Symmetry of the refined $q,t$-Catalan polynomials for $\vec{k}$-Dyck paths
Menghao Qu, Yingrui Zhang
TL;DR
The paper extends the depth statistic to $\vec{k}$-Dyck paths and proves $q,t$-symmetry for the area-depth refined polynomials $\widetilde{C}_{\mathcal{K}}(q,t)$, using a duality on labeled branch trees to construct an area-depth involution. It provides an explicit framework for $\mathcal{K}$-Dyck paths, including three models and the associated statistics, and shows symmetry in broad cases (e.g., last-part independent forms) as well as for the triple $(a,b,c)$ via two independent methods: a direct involution and MacMahon’s partition analysis. The work also clarifies the relationship between $\widetilde{C}_{\vec{k}}(q,t)$ and the standard $C_{\vec{k}}(q,t)$, offering alternative descriptions of higher $q,t$-Catalan polynomials and proposing future directions in polyhedral methods and new statistic pairs.
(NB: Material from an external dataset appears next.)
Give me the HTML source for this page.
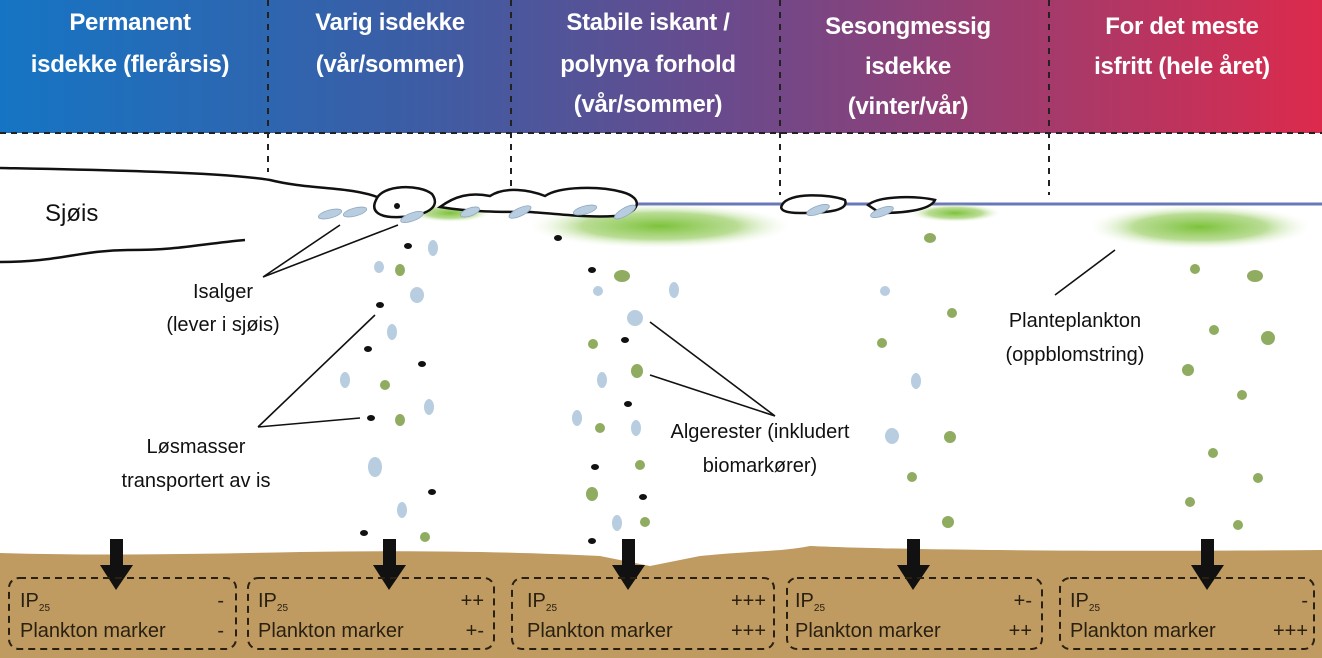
<!DOCTYPE html>
<html><head><meta charset="utf-8"><style>
html,body{margin:0;padding:0;background:#fff}
svg{display:block}
text{font-family:"Liberation Sans",sans-serif}
</style></head><body>
<svg width="1322" height="658" viewBox="0 0 1322 658">
<defs>
<linearGradient id="hg" x1="0" x2="1" y1="0" y2="0">
<stop offset="0" stop-color="#1575c4"/><stop offset="0.3" stop-color="#3a5ea6"/><stop offset="0.55" stop-color="#6a4a8c"/><stop offset="0.8" stop-color="#a63a6a"/><stop offset="1" stop-color="#dc2a4c"/>
</linearGradient>
<radialGradient id="gb"><stop offset="0" stop-color="#7cc23a"/><stop offset="0.6" stop-color="#a8d47a" stop-opacity="0.8"/><stop offset="1" stop-color="#e8f4dc" stop-opacity="0"/></radialGradient>
</defs>
<rect x="0" y="0" width="1322" height="133" fill="url(#hg)"/>
<line x1="0" y1="133" x2="1322" y2="133" stroke="#222" stroke-width="2" stroke-dasharray="6,5"/>
<g stroke="#222" stroke-width="2" stroke-dasharray="6,6">
<line x1="268" y1="0" x2="268" y2="172"/><line x1="511" y1="0" x2="511" y2="188"/><line x1="780" y1="0" x2="780" y2="195"/><line x1="1049" y1="0" x2="1049" y2="195"/>
</g>
<g fill="#fff" font-weight="bold" font-size="24" text-anchor="middle" letter-spacing="-0.3">
<text x="130" y="30">Permanent</text><text x="130" y="72">isdekke (flerårsis)</text>
<text x="390" y="30">Varig isdekke</text><text x="390" y="72">(vår/sommer)</text>
<text x="648" y="30">Stabile iskant /</text><text x="648" y="72">polynya forhold</text><text x="648" y="112">(vår/sommer)</text>
<text x="908" y="34">Sesongmessig</text><text x="908" y="74">isdekke</text><text x="908" y="114">(vinter/vår)</text>
<text x="1182" y="34">For det meste</text><text x="1182" y="74">isfritt (hele året)</text>
</g>
<line x1="620" y1="204" x2="1322" y2="204" stroke="#6a78b8" stroke-width="3"/>
<ellipse cx="450" cy="213" rx="40" ry="9" fill="url(#gb)"/>
<ellipse cx="660" cy="226" rx="130" ry="22" fill="url(#gb)"/>
<ellipse cx="955" cy="213" rx="45" ry="9" fill="url(#gb)"/>
<ellipse cx="1200" cy="227" rx="110" ry="22" fill="url(#gb)"/>
<path d="M0 168 C100 170 220 172 270 180 C310 190 350 186 380 198 M0 262 C60 262 80 250 130 250 C180 250 200 244 245 240" fill="none" stroke="#111" stroke-width="2.5"/>
<path d="M376 200 C382 184 420 184 432 194 C442 208 425 216 400 217 C380 218 370 212 376 200Z" fill="#fff" stroke="#111" stroke-width="2.5"/>
<path d="M440 207 C455 196 470 192 490 196 C505 186 530 190 545 196 C560 186 600 186 622 192 C645 198 640 214 615 216 C590 218 560 214 530 212 C500 212 470 212 440 207Z" fill="#fff" stroke="#111" stroke-width="2.5"/>
<path d="M782 205 C788 192 830 194 845 200 C850 212 820 213 800 213 C785 213 779 210 782 205Z" fill="#fff" stroke="#111" stroke-width="2.5"/>
<path d="M868 205 C880 195 920 196 935 200 C930 211 900 213 880 213Z" fill="#fff" stroke="#111" stroke-width="2.5"/>
<g fill="#b8cde0" stroke="#8fa8c0" stroke-width="0.8">
<ellipse cx="330" cy="214" rx="12" ry="4" transform="rotate(-15 330 214)"/><ellipse cx="355" cy="212" rx="12" ry="4" transform="rotate(-15 355 212)"/>
<ellipse cx="412" cy="217" rx="12" ry="4" transform="rotate(-20 412 217)"/><ellipse cx="470" cy="212" rx="10" ry="4" transform="rotate(-20 470 212)"/>
<ellipse cx="520" cy="212" rx="12" ry="4" transform="rotate(-25 520 212)"/><ellipse cx="585" cy="210" rx="12" ry="4" transform="rotate(-15 585 210)"/>
<ellipse cx="625" cy="212" rx="12" ry="4" transform="rotate(-30 625 212)"/><ellipse cx="818" cy="210" rx="12" ry="4" transform="rotate(-20 818 210)"/>
<ellipse cx="882" cy="212" rx="12" ry="4" transform="rotate(-20 882 212)"/>
</g>
<circle cx="397" cy="206" r="3" fill="#111"/>
<g fill="#111">
<ellipse cx="408" cy="246" rx="4" ry="3"/><ellipse cx="380" cy="305" rx="4" ry="3"/><ellipse cx="368" cy="349" rx="4" ry="3"/><ellipse cx="422" cy="364" rx="4" ry="3"/><ellipse cx="371" cy="418" rx="4" ry="3"/><ellipse cx="432" cy="492" rx="4" ry="3"/><ellipse cx="364" cy="533" rx="4" ry="3"/>
<ellipse cx="558" cy="238" rx="4" ry="3"/><ellipse cx="592" cy="270" rx="4" ry="3"/><ellipse cx="625" cy="340" rx="4" ry="3"/><ellipse cx="628" cy="404" rx="4" ry="3"/><ellipse cx="595" cy="467" rx="4" ry="3"/><ellipse cx="643" cy="497" rx="4" ry="3"/><ellipse cx="592" cy="541" rx="4" ry="3"/>
</g>
<g fill="#b8cde0">
<ellipse cx="433" cy="248" rx="5" ry="8"/><ellipse cx="379" cy="267" rx="5" ry="6"/><ellipse cx="417" cy="295" rx="7" ry="8"/><ellipse cx="392" cy="332" rx="5" ry="8"/><ellipse cx="345" cy="380" rx="5" ry="8"/><ellipse cx="429" cy="407" rx="5" ry="8"/><ellipse cx="375" cy="467" rx="7" ry="10"/><ellipse cx="402" cy="510" rx="5" ry="8"/>
<ellipse cx="598" cy="291" rx="5" ry="5"/><ellipse cx="674" cy="290" rx="5" ry="8"/><ellipse cx="635" cy="318" rx="8" ry="8"/><ellipse cx="602" cy="380" rx="5" ry="8"/><ellipse cx="577" cy="418" rx="5" ry="8"/><ellipse cx="636" cy="428" rx="5" ry="8"/><ellipse cx="617" cy="523" rx="5" ry="8"/>
<ellipse cx="885" cy="291" rx="5" ry="5"/><ellipse cx="916" cy="381" rx="5" ry="8"/><ellipse cx="892" cy="436" rx="7" ry="8"/>
</g>
<g fill="#8fac60">
<ellipse cx="400" cy="270" rx="5" ry="6"/><ellipse cx="385" cy="385" rx="5" ry="5"/><ellipse cx="400" cy="420" rx="5" ry="6"/><ellipse cx="425" cy="537" rx="5" ry="5"/>
<ellipse cx="622" cy="276" rx="8" ry="6"/><ellipse cx="593" cy="344" rx="5" ry="5"/><ellipse cx="637" cy="371" rx="6" ry="7"/><ellipse cx="600" cy="428" rx="5" ry="5"/><ellipse cx="640" cy="465" rx="5" ry="5"/><ellipse cx="592" cy="494" rx="6" ry="7"/><ellipse cx="645" cy="522" rx="5" ry="5"/>
<ellipse cx="930" cy="238" rx="6" ry="5"/><ellipse cx="952" cy="313" rx="5" ry="5"/><ellipse cx="882" cy="343" rx="5" ry="5"/><ellipse cx="950" cy="437" rx="6" ry="6"/><ellipse cx="912" cy="477" rx="5" ry="5"/><ellipse cx="948" cy="522" rx="6" ry="6"/>
<ellipse cx="1195" cy="269" rx="5" ry="5"/><ellipse cx="1255" cy="276" rx="8" ry="6"/><ellipse cx="1214" cy="330" rx="5" ry="5"/><ellipse cx="1268" cy="338" rx="7" ry="7"/><ellipse cx="1188" cy="370" rx="6" ry="6"/><ellipse cx="1242" cy="395" rx="5" ry="5"/><ellipse cx="1213" cy="453" rx="5" ry="5"/><ellipse cx="1258" cy="478" rx="5" ry="5"/><ellipse cx="1190" cy="502" rx="5" ry="5"/><ellipse cx="1238" cy="525" rx="5" ry="5"/>
</g>
<g stroke="#111" stroke-width="1.6" fill="none">
<path d="M263 277 L340 225 M263 277 L398 225"/>
<path d="M258 427 L375 315 M258 427 L360 418"/>
<path d="M775 416 L650 322 M775 416 L650 375"/>
<path d="M1055 295 L1115 250"/>
</g>
<g fill="#111">
<text x="45" y="221" font-size="24">Sjøis</text>
<text x="223" y="298" text-anchor="middle" font-size="20">Isalger</text>
<text x="223" y="331" text-anchor="middle" font-size="20">(lever i sjøis)</text>
<text x="196" y="453" text-anchor="middle" font-size="20">Løsmasser</text>
<text x="196" y="487" text-anchor="middle" font-size="20">transportert av is</text>
<text x="760" y="438" text-anchor="middle" font-size="20">Algerester (inkludert</text>
<text x="760" y="472" text-anchor="middle" font-size="20">biomarkører)</text>
<text x="1075" y="327" text-anchor="middle" font-size="20">Planteplankton</text>
<text x="1075" y="361" text-anchor="middle" font-size="20">(oppblomstring)</text>
</g>
<path d="M0 553 C100 556 200 554 300 552 C420 550 520 552 600 556 L650 566 L700 556 C760 550 780 552 810 546 C900 550 1100 552 1322 550 L1322 658 L0 658Z" fill="#bf9b62"/>
<g fill="#111">
<rect x="110" y="539" width="13" height="28"/><polygon points="100,565 133,565 116,590"/>
<rect x="383" y="539" width="13" height="28"/><polygon points="373,565 406,565 389,590"/>
<rect x="622" y="539" width="13" height="28"/><polygon points="612,565 645,565 628,590"/>
<rect x="907" y="539" width="13" height="28"/><polygon points="897,565 930,565 913,590"/>
<rect x="1201" y="539" width="13" height="28"/><polygon points="1191,565 1224,565 1207,590"/>
</g>
<g fill="none" stroke="#2a2010" stroke-width="2" stroke-dasharray="7,5">
<rect x="9" y="578" width="227" height="71" rx="10"/>
<rect x="248" y="578" width="246" height="71" rx="10"/>
<rect x="512" y="578" width="262" height="71" rx="10"/>
<rect x="787" y="578" width="255" height="71" rx="10"/>
<rect x="1060" y="578" width="254" height="71" rx="10"/>
</g>
<g font-size="20" fill="#2a2010">
<text x="20" y="607">IP<tspan font-size="10" dy="4">25</tspan></text><text x="20" y="637">Plankton marker</text><text x="224" y="607" text-anchor="end">-</text><text x="224" y="637" text-anchor="end">-</text>
<text x="258" y="607">IP<tspan font-size="10" dy="4">25</tspan></text><text x="258" y="637">Plankton marker</text><text x="484" y="607" text-anchor="end">++</text><text x="484" y="637" text-anchor="end">+-</text>
<text x="527" y="607">IP<tspan font-size="10" dy="4">25</tspan></text><text x="527" y="637">Plankton marker</text><text x="766" y="607" text-anchor="end">+++</text><text x="766" y="637" text-anchor="end">+++</text>
<text x="795" y="607">IP<tspan font-size="10" dy="4">25</tspan></text><text x="795" y="637">Plankton marker</text><text x="1032" y="607" text-anchor="end">+-</text><text x="1032" y="637" text-anchor="end">++</text>
<text x="1070" y="607">IP<tspan font-size="10" dy="4">25</tspan></text><text x="1070" y="637">Plankton marker</text><text x="1308" y="607" text-anchor="end">-</text><text x="1308" y="637" text-anchor="end">+++</text>
</g>
</svg>
</body></html>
Overall, the results deepen the combinatorial understanding of $q,t$-symmetry in refined Catalan-like polynomials and broaden the toolbox for proving such symmetry beyond the classical Dyck path setting.
Abstract
Pappe, Paul, and Schilling introduced two combinatorial statistics, depth and ddinv, associated with classical Dyck paths, and proved that the distributions of (area, depth) and (dinv, ddinv) are $q,t$-symmetric by constructing an involution on plane trees. They also provided a new formula for the original $q,t$-Catalan polynomials $C_{n}(q,t)$. We observe that depth is a slight modification of bounce, which was defined by the filling algorithm and ranking algorithm of Xin and the second author in their study of $\vec{k}$-Dyck paths. In this article, we generalize depth of classical Dyck paths to the case of $\vec{k}$-Dyck paths and prove $q,t$-symmetry of the pair of statistics (area, depth) for $\mathcal{K}$-Dyck paths. We provide an alternative description of the higher $q,t$-Catalan polynomials $C_{n}^{(k)}(q,t)$.